Exactly retype the lines from the top of the data through the line containing "const RED_MARK = '#5c0b0b';", leaving out every picture.

§ AVAILABLE DATA:
###

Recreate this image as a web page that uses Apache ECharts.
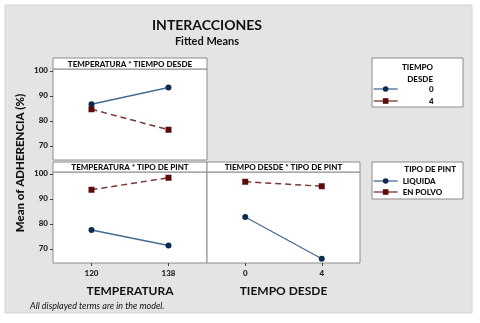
<!DOCTYPE html>
<html>
<head>
<meta charset="utf-8">
<script src="https://cdn.jsdelivr.net/npm/echarts@6/dist/echarts.min.js"></script>
<style>
  html, body { margin: 0; padding: 0; background: #ffffff; }
  #chart { width: 480px; height: 323px; }
</style>
</head>
<body>
<div id="chart"></div>
<script>
// Fitted means for the two-way interactions
const tempCats = ['120', '138'];
const tiempoCats = ['0', '4'];
const yTicks = [70, 80, 90, 100];

// TEMPERATURA * TIEMPO DESDE
const tempTiempo0 = [86.6, 93.3];
const tempTiempo4 = [84.6, 76.4];
// TEMPERATURA * TIPO DE PINT
const tempLiquida = [77.5, 71.3];
const tempPolvo = [93.6, 98.4];
// TIEMPO DESDE * TIPO DE PINT
const tiempoLiquida = [82.7, 66.0];
const tiempoPolvo = [96.8, 95.0];

const FONT = 'Lato';
const HEAVY = '900';
const BLUE_LINE = '#456a92';
const BLUE_MARK = '#0d2b52';
const RED_LINE = '#7d3434';
const RED_MARK = '#5c0b0b';

const chart = echarts.init(document.getElementById('chart'), null, { renderer: 'canvas' });

const gridBase = { show: true, backgroundColor: '#ffffff', borderColor: '#8c8c8c', borderWidth: 1 };
const grids = [
  Object.assign({ left: 53, top: 69, width: 154, height: 91 }, gridBase),
  Object.assign({ left: 53, top: 172, width: 154, height: 91 }, gridBase),
  Object.assign({ left: 207, top: 172, width: 153, height: 91 }, gridBase)
];

function yAxis(gridIndex, showLabels) {
  return {
    type: 'value', gridIndex, min: 64.3, max: 100.7,
    splitLine: { show: false },
    axisLine: { show: false },
    axisTick: { show: showLabels, customValues: yTicks, length: 3, lineStyle: { color: '#444' } },
    axisLabel: {
      show: showLabels, customValues: yTicks, margin: 5,
      fontFamily: FONT, fontSize: 8, fontWeight: HEAVY, color: '#222'
    }
  };
}

function xAxis(gridIndex, cats, name, showLabels) {
  return {
    type: 'category', gridIndex, data: cats, boundaryGap: true,
    axisLine: { show: false },
    axisTick: { show: showLabels, alignWithLabel: true, length: 3, lineStyle: { color: '#444' } },
    axisLabel: { show: showLabels, margin: 6, fontFamily: FONT, fontSize: 8, fontWeight: HEAVY, color: '#222' },
    name: name, nameLocation: 'middle', nameGap: 22,
    nameTextStyle: { fontFamily: FONT, fontSize: 12, fontWeight: 'bold', color: '#111' }
  };
}

function blueSeries(name, xi, data) {
  return {
    name, type: 'line', xAxisIndex: xi, yAxisIndex: xi, data,
    symbol: 'circle', symbolSize: 6, animation: false,
    lineStyle: { color: BLUE_LINE, width: 1.3, type: 'solid' },
    itemStyle: { color: BLUE_MARK }
  };
}
function redSeries(name, xi, data) {
  return {
    name, type: 'line', xAxisIndex: xi, yAxisIndex: xi, data,
    symbol: 'rect', symbolSize: 6, animation: false,
    lineStyle: { color: RED_LINE, width: 1.5, type: [6, 4] },
    itemStyle: { color: RED_MARK }
  };
}

function stripe(x, y, w, h, text) {
  return [
    { type: 'rect', shape: { x, y, width: w, height: h }, style: { fill: '#ffffff', stroke: '#8c8c8c', lineWidth: 1 } },
    { type: 'text', x: x + w / 2, y: y + h / 2 + 0.5,
      style: { text, fill: '#111', font: HEAVY + ' 8px ' + FONT, align: 'center', verticalAlign: 'middle' } }
  ];
}

const legendText = { fontFamily: FONT, fontSize: 8, fontWeight: HEAVY, color: '#111' };
const legendLine = { type: 'solid', width: 1.3 };

const option = {
  backgroundColor: '#ffffff',
  animation: false,
  grid: grids,
  xAxis: [
    xAxis(0, tempCats, '', false),
    xAxis(1, tempCats, 'TEMPERATURA', true),
    xAxis(2, tiempoCats, 'TIEMPO DESDE', true)
  ],
  yAxis: [yAxis(0, true), yAxis(1, true), yAxis(2, false)],
  legend: [
    {
      data: ['0', '4'], orient: 'vertical', left: 373, top: 85,
      itemWidth: 24, itemHeight: 7, itemGap: 4, padding: 0,
      lineStyle: legendLine,
      formatter: '{r|{name}}',
      textStyle: Object.assign({ rich: { r: Object.assign({ width: 31, align: 'right' }, legendText) } }, legendText),
      selectedMode: false
    },
    {
      data: ['LIQUIDA', 'EN POLVO'], orient: 'vertical', left: 373, top: 177,
      itemWidth: 24, itemHeight: 7, itemGap: 3, padding: 0,
      lineStyle: legendLine,
      textStyle: legendText, selectedMode: false
    }
  ],
  graphic: [
    { type: 'rect', z: -10, shape: { x: 5, y: 5, width: 467, height: 308 },
      style: { fill: '#e4e4e4', stroke: '#d4d4d4', lineWidth: 1 } },
    { type: 'text', x: 207, y: 25,
      style: { text: 'INTERACCIONES', fill: '#111', font: 'bold 14px ' + FONT, align: 'center', verticalAlign: 'middle' } },
    { type: 'text', x: 207, y: 41,
      style: { text: 'Fitted Means', fill: '#111', font: 'bold 11px ' + FONT, align: 'center', verticalAlign: 'middle' } },
    { type: 'text', x: 20, y: 163, rotation: Math.PI / 2,
      style: { text: 'Mean of ADHERENCIA (%)', fill: '#111', font: HEAVY + ' 11.5px ' + FONT, align: 'center', verticalAlign: 'middle' } },
    { type: 'text', x: 30, y: 306,
      style: { text: 'All displayed terms are in the model.', fill: '#111', font: 'italic 9px ' + FONT, align: 'left', verticalAlign: 'middle' } },
    ...stripe(53, 58, 154, 11, 'TEMPERATURA * TIEMPO DESDE'),
    ...stripe(53, 162, 154, 10, 'TEMPERATURA * TIPO DE PINT'),
    ...stripe(207, 162, 153, 10, 'TIEMPO DESDE * TIPO DE PINT'),
    // legend frames and titles
    { type: 'rect', z: 0, shape: { x: 372, y: 58, width: 91, height: 49 },
      style: { fill: '#ffffff', stroke: '#8c8c8c', lineWidth: 1 } },
    { type: 'text', x: 433, y: 67,
      style: { text: 'TIEMPO', fill: '#111', font: HEAVY + ' 8px ' + FONT, align: 'right', verticalAlign: 'middle' } },
    { type: 'text', x: 433, y: 79,
      style: { text: 'DESDE', fill: '#111', font: HEAVY + ' 8px ' + FONT, align: 'right', verticalAlign: 'middle' } },
    { type: 'rect', z: 0, shape: { x: 372, y: 162, width: 91, height: 37 },
      style: { fill: '#ffffff', stroke: '#8c8c8c', lineWidth: 1 } },
    { type: 'text', x: 456, y: 169,
      style: { text: 'TIPO DE PINT', fill: '#111', font: HEAVY + ' 8px ' + FONT, align: 'right', verticalAlign: 'middle' } }
  ],
  series: [
    blueSeries('0', 0, tempTiempo0),
    redSeries('4', 0, tempTiempo4),
    blueSeries('LIQUIDA', 1, tempLiquida),
    redSeries('EN POLVO', 1, tempPolvo),
    blueSeries('LIQUIDA', 2, tiempoLiquida),
    redSeries('EN POLVO', 2, tiempoPolvo)
  ]
};

chart.setOption(option);
</script>
</body>
</html>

###

§ RESULT FOR THIS TASK:
Recreate this image as a web page that uses Apache ECharts.
<!DOCTYPE html>
<html>
<head>
<meta charset="utf-8">
<script src="https://cdn.jsdelivr.net/npm/echarts@6/dist/echarts.min.js"></script>
<style>
  html, body { margin: 0; padding: 0; background: #ffffff; }
  #chart { width: 480px; height: 323px; }
</style>
</head>
<body>
<div id="chart"></div>
<script>
// Fitted means for the two-way interactions
const tempCats = ['120', '138'];
const tiempoCats = ['0', '4'];
const yTicks = [70, 80, 90, 100];

// TEMPERATURA * TIEMPO DESDE
const tempTiempo0 = [86.6, 93.3];
const tempTiempo4 = [84.6, 76.4];
// TEMPERATURA * TIPO DE PINT
const tempLiquida = [77.5, 71.3];
const tempPolvo = [93.6, 98.4];
// TIEMPO DESDE * TIPO DE PINT
const tiempoLiquida = [82.7, 66.0];
const tiempoPolvo = [96.8, 95.0];

const FONT = 'Lato';
const HEAVY = '900';
const BLUE_LINE = '#456a92';
const BLUE_MARK = '#0d2b52';
const RED_LINE = '#7d3434';
const RED_MARK = '#5c0b0b';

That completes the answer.